Objective: "Reduce Total Cost of Ownership when deploying multiple underutilized models."

  • Container/GPU Sharing
    • Reduce TCO by enabling models of the same framework and version to be co-hosted in a single model server.

Proposal: https://docs.google.com/document/d/11qETyR--oOIquQke-DCaLsZY75vT1hRu21PesSUDy7o

v0.4 Performance(July, 2020)

Objective: "Prevent performance regressions across a known set of representative models."

  • Automated Performance Tests
    • Define a set of Models to test covering a wide array of use cases and frameworks.
    • Publish performance results over time to enable regression tracking.

Objective: "Increase throughput for the inference service"

  • Adaptive batching support
    • Queue and batch requests to increase throughput.

v0.3 Stability (Mar 11, 2020)

Objective: "Improve practices around dependency management."

  • Migrate to Kubebuilder 2.0.
    • Use Go Modules.
    • Stop Vendoring dependencies.
    • Avoid the extremely heavy dependency on Tensorflow.
  • Migrate to Kubernetes 1.15.
    • Enable LabelSelectors for the Pod Mutation Webhook.

Objective: "Prevent feature regressions with greater end-to-end test coverage against a live cluster."

  • Automated End-to-End Tests
    • Execute against a Kubeflow maintained GKE Cluster.
    • Execute against a Kubeflow maintained AKS Cluster.
    • Achieve >80% Test Coverage of Supported Features.

Objective: "Improve build and release processes to improve the developer experience and avoid regressions."

  • Improve build reliability
    • Implement build retries.
    • Reduce PyTorch build time.
  • Automated Image Injection for Model Servers.
    • Implement new developer commands to deploy kfserving with local images.
  • Improve versioning of XGBoost, SKLearn, and PyTorch
    • Replace KFServing version with the corresponding framework version.

v0.2 Integrate with the ML Ecosystem (Oct 31, 2019)

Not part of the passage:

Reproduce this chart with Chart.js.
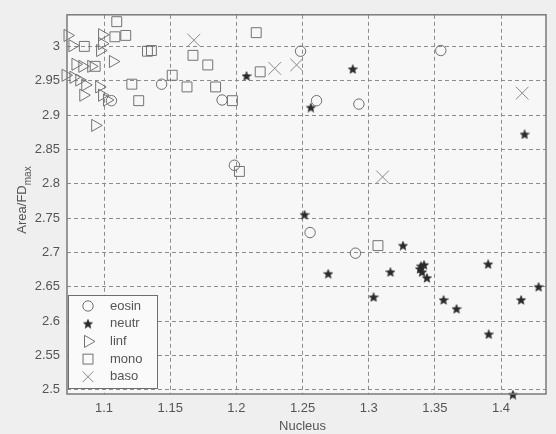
<!DOCTYPE html>
<html><head><meta charset="utf-8">
<script src="https://cdn.jsdelivr.net/npm/chart.js@4/dist/chart.umd.min.js"></script>
<style>html,body{margin:0;padding:0;background:#efefef;overflow:hidden;}</style>
</head><body>
<canvas id="c" width="556" height="434"></canvas>
<script>
const xTicks = [1.1, 1.15, 1.2, 1.25, 1.3, 1.35, 1.4];
const yTicks = [2.5, 2.55, 2.6, 2.65, 2.7, 2.75, 2.8, 2.85, 2.9, 2.95, 3];
const xTitle = 'Nucleus';
const yTitleMain = 'Area/FD';
const yTitleSub = 'max';
const seriesNames = ['eosin', 'neutr', 'linf', 'mono', 'baso'];

const eosinX = [1.1435, 1.1056, 1.1892, 1.2485, 1.2606, 1.2926, 1.3545, 1.1985, 1.2557, 1.290];
const eosinY = [2.945, 2.921, 2.922, 2.993, 2.921, 2.916, 2.994, 2.827, 2.729, 2.699];

const neutrX = [1.2077, 1.288, 1.2563, 1.4178, 1.2515, 1.2694, 1.3259, 1.3164, 1.3396, 1.3418, 1.3388, 1.3403, 1.344, 1.3903, 1.4284, 1.3037, 1.3566, 1.3664, 1.4152, 1.3907, 1.409];
const neutrY = [2.957, 2.967, 2.911, 2.872, 2.755, 2.669, 2.710, 2.6715, 2.680, 2.682, 2.676, 2.6715, 2.663, 2.683, 2.650, 2.635, 2.631, 2.618, 2.631, 2.581, 2.493];

const linfX = [1.0724, 1.0761, 1.0985, 1.0985, 1.097, 1.1067, 1.0784, 1.0836, 1.0903, 1.0709, 1.0769, 1.0813, 1.0858, 1.0963, 1.0843, 1.0985, 1.1022, 1.0933];
const linfY = [3.016, 3.001, 3.017, 3.004, 2.994, 2.978, 2.974, 2.971, 2.971, 2.958, 2.955, 2.951, 2.944, 2.941, 2.929, 2.929, 2.922, 2.885];

const monoX = [1.1096, 1.1082, 1.1164, 1.0851, 1.1328, 1.1358, 1.0933, 1.1515, 1.121, 1.1262, 1.1672, 1.1784, 1.1627, 1.1843, 1.197, 1.215, 1.218, 1.2023, 1.307];
const monoY = [3.036, 3.014, 3.016, 3.0, 2.993, 2.994, 2.971, 2.958, 2.945, 2.921, 2.987, 2.973, 2.941, 2.941, 2.921, 3.020, 2.963, 2.818, 2.710];

const basoX = [1.1679, 1.229, 1.2455, 1.416, 1.3105];
const basoY = [3.009, 2.968, 2.973, 2.932, 2.810];

function pts(xs, ys) { return xs.map((x, i) => ({ x: x, y: ys[i] })); }

function makeStar(size, color) {
  const c = document.createElement('canvas');
  c.width = size; c.height = size;
  const g = c.getContext('2d');
  const cx = size / 2, cy = size / 2 + 0.4, R = size / 2 - 0.2, r = R * 0.45;
  g.beginPath();
  for (let i = 0; i < 10; i++) {
    const a = -Math.PI / 2 + i * Math.PI / 5;
    const rr = (i % 2) ? r : R;
    g.lineTo(cx + rr * Math.cos(a), cy + rr * Math.sin(a));
  }
  g.closePath();
  g.fillStyle = color; g.fill();
  g.strokeStyle = color; g.lineWidth = 0.6; g.stroke();
  return c;
}
const starImg = makeStar(10, '#2b2b2b');

const styles = [
  { pointStyle: 'circle', radius: 5.2, color: '#6e6e6e', rotation: 0 },
  { pointStyle: starImg, radius: 5, color: '#2b2b2b', rotation: 0 },
  { pointStyle: 'triangle', radius: 7, color: '#737373', rotation: 90 },
  { pointStyle: 'rect', radius: 7, color: '#737373', rotation: 0 },
  { pointStyle: 'crossRot', radius: 9, color: '#8a8a8a', rotation: 0 }
];
const dataSets = [pts(eosinX, eosinY), pts(neutrX, neutrY), pts(linfX, linfY), pts(monoX, monoY), pts(basoX, basoY)];

const FONT = '"Liberation Sans", Arial, sans-serif';
const TXT = '#555555';

function drawMarker(ctx, s, x, y) {
  ctx.save();
  ctx.strokeStyle = s.color; ctx.fillStyle = s.color; ctx.lineWidth = 1;
  if (typeof s.pointStyle === 'object') {
    ctx.drawImage(s.pointStyle, x - s.pointStyle.width / 2, y - s.pointStyle.height / 2);
  } else if (s.pointStyle === 'circle') {
    ctx.beginPath(); ctx.arc(x, y, s.radius, 0, Math.PI * 2); ctx.stroke();
  } else if (s.pointStyle === 'triangle') {
    const r = s.radius;
    ctx.beginPath();
    ctx.moveTo(x + r, y);
    ctx.lineTo(x - r / 2, y - r * 0.866);
    ctx.lineTo(x - r / 2, y + r * 0.866);
    ctx.closePath(); ctx.stroke();
  } else if (s.pointStyle === 'rect') {
    const h = s.radius * Math.SQRT1_2;
    ctx.strokeRect(x - h, y - h, 2 * h, 2 * h);
  } else if (s.pointStyle === 'crossRot') {
    const o = s.radius * Math.SQRT1_2;
    ctx.beginPath();
    ctx.moveTo(x - o, y - o); ctx.lineTo(x + o, y + o);
    ctx.moveTo(x - o, y + o); ctx.lineTo(x + o, y - o);
    ctx.stroke();
  }
  ctx.restore();
}

const framePlugin = {
  id: 'framePlugin',
  beforeDraw(chart) {
    const { ctx, chartArea: a } = chart;
    ctx.save();
    ctx.fillStyle = '#f7f7f7';
    ctx.fillRect(a.left, a.top, a.right - a.left, a.bottom - a.top);
    ctx.restore();
  },
  afterDraw(chart) {
    const { ctx, chartArea: a } = chart;
    ctx.save();
    // frame
    ctx.strokeStyle = '#7a7a7a'; ctx.lineWidth = 1.5;
    ctx.strokeRect(a.left, a.top, a.right - a.left, a.bottom - a.top);
    // axis titles
    ctx.fillStyle = TXT;
    ctx.font = '13px ' + FONT;
    ctx.textAlign = 'center'; ctx.textBaseline = 'middle';
    ctx.fillText(xTitle, (a.left + a.right) / 2 - 4, 426);
    ctx.translate(22, 200);
    ctx.rotate(-Math.PI / 2);
    const wMain = ctx.measureText(yTitleMain).width;
    ctx.font = '10px ' + FONT;
    const wSub = ctx.measureText(yTitleSub).width;
    const total = wMain + wSub;
    ctx.textAlign = 'left';
    ctx.font = '13px ' + FONT;
    ctx.fillText(yTitleMain, -total / 2, 0);
    ctx.font = '10px ' + FONT;
    ctx.fillText(yTitleSub, -total / 2 + wMain, 6);
    ctx.restore();

    // legend
    ctx.save();
    const lx = 68, ly = 295, lw = 89, lh = 93;
    ctx.fillStyle = '#fafafa';
    ctx.fillRect(lx, ly, lw, lh);
    ctx.strokeStyle = '#6f6f6f'; ctx.lineWidth = 1;
    ctx.strokeRect(lx + 0.5, ly + 0.5, lw, lh);
    ctx.font = '13px ' + FONT;
    ctx.fillStyle = TXT;
    ctx.textAlign = 'left'; ctx.textBaseline = 'middle';
    seriesNames.forEach((name, i) => {
      const y = 306 + i * 17.7;
      drawMarker(ctx, Object.assign({}, styles[i], { radius: i === 4 ? 7.5 : styles[i].radius }), 88, y);
      ctx.fillStyle = TXT;
      ctx.fillText(name, 110, y);
    });
    ctx.restore();
  }
};

const chart = new Chart(document.getElementById('c'), {
  type: 'scatter',
  data: {
    datasets: seriesNames.map((n, i) => ({
      label: n,
      data: dataSets[i],
      pointStyle: styles[i].pointStyle,
      pointRadius: styles[i].radius,
      pointRotation: styles[i].rotation,
      pointBorderColor: styles[i].color,
      pointBackgroundColor: 'rgba(0,0,0,0)',
      pointBorderWidth: 1,
      showLine: false,
      clip: false
    }))
  },
  options: {
    responsive: false,
    animation: false,
    events: [],
    layout: { padding: { left: 0, top: 11, right: 8, bottom: 0 } },
    plugins: { legend: { display: false }, tooltip: { enabled: false } },
    scales: {
      x: {
        type: 'linear', min: 1.072, max: 1.434,
        afterBuildTicks: s => { s.ticks = xTicks.map(v => ({ value: v })); },
        afterFit: s => { s.height = 40; },
        grid: { color: '#8c8c8c', lineWidth: 1, drawTicks: false },
        border: { display: false, dash: [4, 3] },
        ticks: { color: TXT, font: { family: FONT, size: 13 }, padding: 7, maxRotation: 0, autoSkip: false,
                 callback: v => String(+Number(v).toFixed(2)) }
      },
      y: {
        type: 'linear', min: 2.494, max: 3.046,
        afterBuildTicks: s => { s.ticks = yTicks.map(v => ({ value: v })); },
        afterFit: s => { s.width = 67; },
        grid: { color: '#8c8c8c', lineWidth: 1, drawTicks: false },
        border: { display: false, dash: [4, 3] },
        ticks: { color: TXT, font: { family: FONT, size: 13 }, padding: 7, autoSkip: false,
                 callback: v => String(+Number(v).toFixed(2)) }
      }
    }
  },
  plugins: [framePlugin]
});
</script>
</body></html>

Objective: "Continue to simplify the user experience by deeply integrating with the Kubeflow Ecosystem."

  • Kubeflow Integration
    • Prepare KFServing to release v0.2 and v0.3 alongside Kubeflow v0.7.
    • Integrate with kfctl generate and kfctl apply.
    • Deploy as a Kubernetes Application.
    • Integrate with Kubeflow Pipelines to enable model deployment from a Pipeline.
    • Integrate with Fairing to enable model deployment from a Notebook.
    • Achieve 20% End-to-End Test Coverage of Supported Features. (See v0.3 for 80%).
    • Support PVCs to enable integration with on-prem Kubeflow installations.
    • Document Installation for various cloud providers (GCP, IBM Cloud, Azure, AWS).

Objective: "Empower users to deeply understand their predictions and validate KFServing's static graph architecture."

  • Explainability
    • Deploy a predictor and explainer, powered by Alibi.
    • Deploy a predictor and explainer, powered by user specified explainer container.

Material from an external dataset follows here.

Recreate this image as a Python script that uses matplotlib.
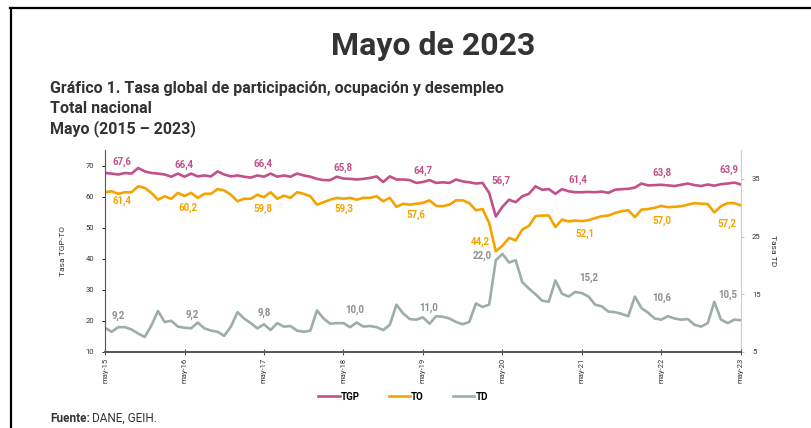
import matplotlib.pyplot as plt
from matplotlib.lines import Line2D

# ── Data (monthly, May-2015 .. May-2023) ─────────────────────────────────────
tgp = [
    67.6, 67.4, 67.1, 67.6, 67.4, 69.2, 68.1, 67.6, 67.4, 67.1, 66.4, 67.4,
    66.4, 67.4, 66.5, 66.8, 66.5, 68.1, 67.1, 66.5, 66.8, 66.4, 66.1, 66.8,
    66.4, 67.4, 66.4, 66.8, 66.4, 67.4, 66.8, 66.4, 65.7, 65.3, 65.3, 66.4,
    65.8, 65.7, 65.5, 65.7, 66.0, 66.5, 64.7, 66.5, 65.5, 65.5, 65.3, 64.4,
    64.7, 65.3, 64.4, 64.6, 64.4, 65.5, 64.9, 64.6, 64.2, 64.4, 61.2, 53.6,
    56.7, 59.0, 58.2, 60.1, 60.9, 63.3, 62.2, 62.4, 60.9, 62.4, 61.7, 61.4,
    61.4, 61.5, 61.4, 61.6, 61.2, 62.2, 62.4, 62.5, 62.9, 64.2, 63.6, 63.7,
    63.8, 63.6, 63.4, 63.8, 64.2, 63.7, 63.4, 63.9, 63.5, 64.0, 64.2, 64.5,
    63.9,
]
to = [
    61.4, 61.7, 60.9, 61.4, 61.4, 63.3, 62.8, 61.2, 59.0, 60.1, 59.3, 61.2,
    60.2, 61.2, 59.6, 60.9, 60.9, 62.4, 62.0, 60.6, 58.5, 59.3, 59.3, 60.6,
    59.8, 61.4, 59.3, 60.3, 59.6, 61.4, 60.9, 60.1, 57.4, 58.2, 59.0, 59.6,
    59.3, 59.6, 59.0, 59.6, 59.6, 60.1, 58.5, 59.6, 56.7, 57.7, 57.4, 57.7,
    58.0, 58.8, 57.0, 56.9, 57.4, 58.8, 58.8, 57.9, 55.6, 56.0, 51.5, 42.4,
    44.2, 46.7, 45.9, 49.4, 50.6, 53.7, 53.9, 53.9, 50.2, 52.6, 52.0, 52.3,
    52.1, 52.4, 53.1, 53.7, 53.9, 54.7, 55.3, 55.6, 53.4, 55.8, 56.0, 56.4,
    57.0, 56.6, 56.7, 56.9, 57.4, 57.9, 57.7, 57.6, 54.9, 56.9, 57.9, 57.9,
    57.2,
]
td = [
    9.2, 8.5, 9.3, 9.3, 8.9, 8.2, 7.6, 9.6, 12.1, 10.2, 10.4, 9.4,
    9.2, 9.1, 10.1, 9.1, 8.7, 8.5, 7.8, 9.4, 11.9, 10.8, 10.0, 9.1,
    9.8, 8.8, 10.0, 9.4, 9.5, 8.7, 8.5, 8.7, 12.2, 10.8, 9.9, 10.0,
    10.0, 9.3, 10.1, 9.4, 9.5, 9.3, 8.8, 9.7, 13.2, 11.7, 10.7, 10.6,
    11.0, 9.9, 11.2, 11.1, 10.8, 10.2, 9.8, 10.2, 13.4, 12.8, 13.2, 20.9,
    22.0, 20.5, 20.9, 17.1, 16.0, 15.0, 13.9, 13.7, 17.4, 15.1, 14.6, 15.4,
    15.2, 14.6, 13.2, 12.9, 12.0, 11.9, 11.6, 11.2, 14.6, 12.6, 11.8, 10.8,
    10.6, 11.2, 10.8, 10.6, 10.7, 9.7, 9.4, 10.0, 13.7, 10.6, 10.0, 10.6,
    10.5,
]
months = list(range(len(tgp)))
year_ticks = [f"may-{y}" for y in range(15, 24)]

# value labels shown on the chart (May of each year)
tgp_lab = ["67,6", "66,4", "66,4", "65,8", "64,7", "56,7", "61,4", "63,8", "63,9"]
to_lab = ["61,4", "60,2", "59,8", "59,3", "57,6", "44,2", "52,1", "57,0", "57,2"]
td_lab = ["9,2", "9,2", "9,8", "10,0", "11,0", "22,0", "15,2", "10,6", "10,5"]

# ── Style ────────────────────────────────────────────────────────────────────
plt.rcParams["font.family"] = ["Roboto", "DejaVu Sans"]

c_tgp = "#C2508B"
c_to = "#F5A300"
c_td = "#9DADA8"
c_txt = "#333333"

fig = plt.figure(figsize=(8.11, 4.28), dpi=100)

# page frame (black top / left borders)
fig.add_artist(Line2D([0.012, 1.0], [0.981, 0.981], color="black", lw=1.6))
fig.add_artist(Line2D([0.0135, 0.0135], [0.0, 0.981], color="black", lw=1.6))

fig.text(0.534, 0.893, "Mayo de 2023", ha="center", va="center",
         fontsize=23, fontweight="bold", color=c_txt)
fig.text(0.062, 0.793, "Gráfico 1. Tasa global de participación, ocupación y desempleo",
         fontsize=11.5, fontweight="bold", color=c_txt, va="center")
fig.text(0.062, 0.746, "Total nacional", fontsize=11.5, fontweight="bold",
         color=c_txt, va="center")
fig.text(0.062, 0.699, "Mayo (2015 – 2023)", fontsize=11.5, fontweight="bold",
         color=c_txt, va="center")

ax = fig.add_axes([0.1295, 0.1776, 0.784, 0.472])
ax2 = ax.twinx()

ax.plot(months, tgp, color=c_tgp, lw=1.9, solid_joinstyle="round")
ax.plot(months, to, color=c_to, lw=1.9, solid_joinstyle="round")
ax2.plot(months, td, color=c_td, lw=1.9, solid_joinstyle="round")

ax.set_xlim(0, 96)
ax.set_ylim(10, 75)
ax2.set_ylim(5, 40)
ax.set_yticks(range(10, 71, 10))
ax2.set_yticks([5, 15, 25, 35])
ax.set_xticks(range(0, 97, 12))
ax.set_xticklabels(year_ticks, rotation=90, fontsize=5.5, color=c_txt)

for a in (ax, ax2):
    a.spines["top"].set_visible(False)
ax.set_zorder(1)
ax2.set_zorder(0)
ax.patch.set_visible(False)
ax.spines["right"].set_visible(False)
ax.spines["left"].set_color("#555555")
ax.spines["bottom"].set_color("#555555")
ax.spines["bottom"].set_linewidth(1.4)
ax2.spines["left"].set_visible(False)
ax2.spines["bottom"].set_visible(False)
ax2.spines["right"].set_color("#cccccc")

ax.tick_params(axis="x", direction="inout", length=4, width=0.8, color="#555555", pad=2)
ax.tick_params(axis="y", direction="out", length=2, width=0.6, labelsize=5.5,
               labelcolor=c_txt, pad=6)
ax2.tick_params(axis="y", direction="out", length=2, width=0.6, color="#bbbbbb",
                labelsize=5.5, labelcolor=c_txt, pad=6)

ax.set_ylabel("Tasa TGP-TO", fontsize=6, color=c_txt, labelpad=14)
ax2.set_ylabel("Tasa TD", fontsize=6, color=c_txt, rotation=270, labelpad=11)

# ── Value labels ─────────────────────────────────────────────────────────────
tgp_pos = [(2.6, 71.3), (12.0, 70.3), (23.8, 70.6), (36.0, 69.4), (48.0, 68.2),
           (59.8, 65.2), (71.4, 65.5), (84.1, 67.7), (94.2, 68.7)]
to_pos = [(2.6, 58.5), (12.6, 56.5), (23.9, 56.1), (36.1, 56.1), (47.0, 54.0),
          (56.6, 45.3), (72.5, 48.0), (84.1, 52.3), (93.9, 51.3)]
td_pos = [(2.0, 11.3), (13.2, 11.4), (24.0, 11.7), (37.7, 12.3), (48.8, 12.7),
          (57.0, 21.6), (73.0, 17.9), (84.0, 14.4), (94.0, 14.9)]

for (x, y), s in zip(tgp_pos, tgp_lab):
    ax.text(x, y, s, ha="center", va="center", fontsize=7, color=c_tgp,
            fontweight="bold")
for (x, y), s in zip(to_pos, to_lab):
    ax.text(x, y, s, ha="center", va="center", fontsize=7, color=c_to,
            fontweight="bold")
for (x, y), s in zip(td_pos, td_lab):
    ax2.text(x, y, s, ha="center", va="center", fontsize=7, color="#8a8f92",
             fontweight="bold")

# ── Legend ───────────────────────────────────────────────────────────────────
handles = [Line2D([], [], color=c, lw=1.9) for c in (c_tgp, c_to, c_td)]
fig.legend(handles, ["TGP", "TO", "TD"], loc="center", bbox_to_anchor=(0.497, 0.073),
           ncol=3, frameon=False, handlelength=2.2, handletextpad=0.1,
           columnspacing=3.0, prop={"weight": "bold", "size": 7})

fig.text(0.062, 0.023, "Fuente:", fontsize=8.5, fontweight="bold", color=c_txt,
         va="center")
fig.text(0.113, 0.023, "DANE, GEIH.", fontsize=8.5, color=c_txt, va="center")

fig.savefig("out.png", dpi=100)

Objective: "Increase coverage of ML frameworks to support previously unsupported customer workloads."

  • Frameworks
    • Deploy a ONNX model
    • Explore supporting other model serialization mechanisms for certain frameworks (e.g. saving PyTorch models with dill)

Q2 2019

v0.1: InferenceService Minimum Viable Product (June 30, 2019)

Objective: "Simplify the user experience and provide a low barrier to entry by minimizing the amount of YAML necessary to deploy a trained model."

  • High Level Interfaces
    • Deploy a Tensorflow model without specifying a Tensorflow Serving Technology.
    • Deploy a XGBoost model without specifying a XGBoost Serving Technology.
    • Deploy a ScikitLearn model without specifying a ScikitLearn Serving Technology.
    • Deploy a Pytorch model without specifying a Pytorch Serving Technology.
    • Deploy a Custom Containerized model by specifying your docker image and args.

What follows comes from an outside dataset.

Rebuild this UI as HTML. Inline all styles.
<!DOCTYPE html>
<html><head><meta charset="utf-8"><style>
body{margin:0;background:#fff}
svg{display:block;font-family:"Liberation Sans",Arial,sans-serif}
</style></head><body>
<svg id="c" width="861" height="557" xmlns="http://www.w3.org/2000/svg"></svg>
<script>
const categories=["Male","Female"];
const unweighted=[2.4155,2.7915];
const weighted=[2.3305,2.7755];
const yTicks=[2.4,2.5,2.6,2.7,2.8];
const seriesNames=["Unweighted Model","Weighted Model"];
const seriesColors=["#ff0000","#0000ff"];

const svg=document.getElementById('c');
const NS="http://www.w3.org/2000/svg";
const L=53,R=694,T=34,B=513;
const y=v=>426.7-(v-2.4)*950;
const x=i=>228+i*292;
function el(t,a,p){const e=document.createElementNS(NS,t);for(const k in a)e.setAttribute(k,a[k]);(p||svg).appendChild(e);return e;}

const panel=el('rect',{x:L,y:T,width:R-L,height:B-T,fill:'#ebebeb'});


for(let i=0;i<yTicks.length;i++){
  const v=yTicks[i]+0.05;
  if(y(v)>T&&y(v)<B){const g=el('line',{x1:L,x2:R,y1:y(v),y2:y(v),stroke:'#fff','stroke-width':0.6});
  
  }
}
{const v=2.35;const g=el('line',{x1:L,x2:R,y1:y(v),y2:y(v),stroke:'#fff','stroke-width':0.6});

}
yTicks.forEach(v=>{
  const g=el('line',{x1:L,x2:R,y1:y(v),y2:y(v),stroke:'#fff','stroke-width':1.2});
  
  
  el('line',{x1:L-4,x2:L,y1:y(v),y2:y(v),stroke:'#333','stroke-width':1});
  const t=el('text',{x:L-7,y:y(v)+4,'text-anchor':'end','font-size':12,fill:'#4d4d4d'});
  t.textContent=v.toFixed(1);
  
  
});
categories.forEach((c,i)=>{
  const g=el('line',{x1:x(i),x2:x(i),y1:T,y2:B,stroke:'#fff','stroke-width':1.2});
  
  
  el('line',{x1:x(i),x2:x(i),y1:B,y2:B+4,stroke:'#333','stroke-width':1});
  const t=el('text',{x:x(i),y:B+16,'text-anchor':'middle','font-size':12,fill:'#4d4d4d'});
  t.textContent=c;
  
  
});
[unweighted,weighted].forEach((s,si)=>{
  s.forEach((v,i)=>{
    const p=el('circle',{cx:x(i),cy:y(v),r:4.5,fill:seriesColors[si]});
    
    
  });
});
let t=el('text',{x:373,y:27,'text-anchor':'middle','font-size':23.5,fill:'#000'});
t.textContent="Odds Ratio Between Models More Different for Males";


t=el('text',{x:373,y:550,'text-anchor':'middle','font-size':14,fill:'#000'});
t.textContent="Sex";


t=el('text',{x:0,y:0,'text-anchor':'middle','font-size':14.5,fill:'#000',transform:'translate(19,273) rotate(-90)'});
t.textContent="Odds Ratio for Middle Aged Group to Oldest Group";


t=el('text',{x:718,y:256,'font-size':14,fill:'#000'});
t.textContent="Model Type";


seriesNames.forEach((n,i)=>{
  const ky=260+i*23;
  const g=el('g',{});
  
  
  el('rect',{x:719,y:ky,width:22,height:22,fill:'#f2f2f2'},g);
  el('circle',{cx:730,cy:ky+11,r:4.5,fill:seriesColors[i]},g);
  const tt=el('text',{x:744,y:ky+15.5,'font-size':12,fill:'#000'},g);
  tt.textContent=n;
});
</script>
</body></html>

Objective: "Empower users to safely deploy production models by enabling a variety of deployment strategies."

  • Model Rollout
    • Rollout a model using a blue-green strategy.
    • Rollout a model using a pinned strategy.
    • Rollout a model using a canary strategy.

Objective: "Reduce the total cost of ownership for models by minimizing the delta between provisioned resources and request load."

  • Autoscaling
    • Scale a model to zero.
    • Scale a model from zero without dropping traffic.
    • Scale a model that is GPU bound.
    • Scale a model that is CPU bound.